The key to have a healthy plant with adequate absorption of nutrients is therefore to make all the necessary above mentioned conditions adequate. The first thing we need to do is guarantee that the nutrients we provide are in the adequate form (ionic species) and the second is that the conditions are adequate so that these species do not change but instead are absorbed. This leads us to the problem of "nutrient push-out" which is mentioned a lot within the hydroponic community. There are several environmental conditions that can cause the assimilable ionic forms of nutrients to change to something else therefore being "pushed out" of a solution. For example if you have high carbonate ion concentrations within your water the addition of your hydroponic nutrients can cause iron carbonate precipitation. This means that the previously dissolved iron (available as Fe(2+)) now becomes bound to carbonate ions forming a solid (FeCO3). This solid is very stable and hence doesn't form aqueous ions but instead stays undissolved in the bottom of your nutrient solution. Other things such as an increase in pH (which precipitates metal oxides like Fe(OH)2) can also dramatically affect nutrient availability.
Many people tend to believe that calcium and sulfate precipitate easily but a careful analysis of the solubility behavior of calcium sulfate reveals that you would need a concentration of sulfur as sulfate of more than 400 ppm before any precipitation actually happens. In most cases precipitation can happen if concentrated solutions are mixed too quickly one after another - without adequate dissolution - or if a mix of solid nutrients is added to the reservoir. However this precipitate formed is often later dissolved with time as the aqueous solution reaches equilibrium.

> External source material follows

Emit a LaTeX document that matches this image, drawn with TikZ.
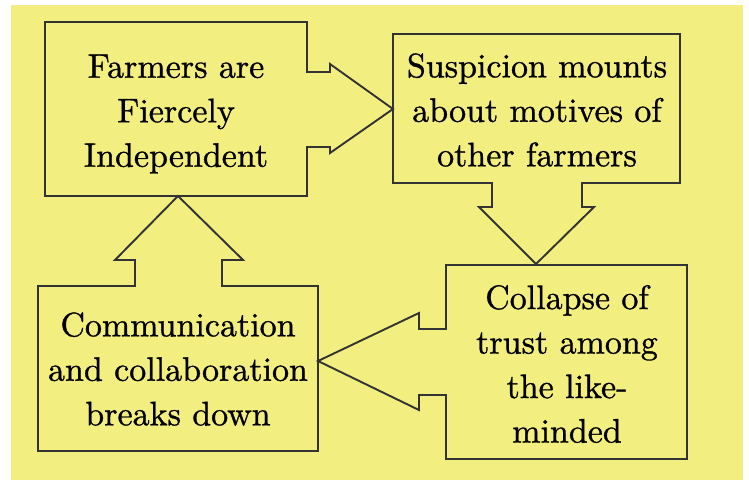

In general when people refer to an element being "pushed out" they talk about the element being made unavailable to the plant through some mechanism generally involving the formation of a stable solid that cannot be used by the plants. The solid "drops out" of the hydroponic solution and therefore the term "pushed out" was born as a way to refer to this phenomena. Nonetheless it is always important to remember that other things can cause elements to become unavailable, such as temperature and the concentration level of other elements. In hydroponics we are dealing with a very complex interaction between ions and plants and our main goal is to keep the different nutrients balanced in such a way that most interactions are beneficial. Keeping an eye on temperature, pH, nutrient ratios and water quality is vital to achieve this desirable outcome.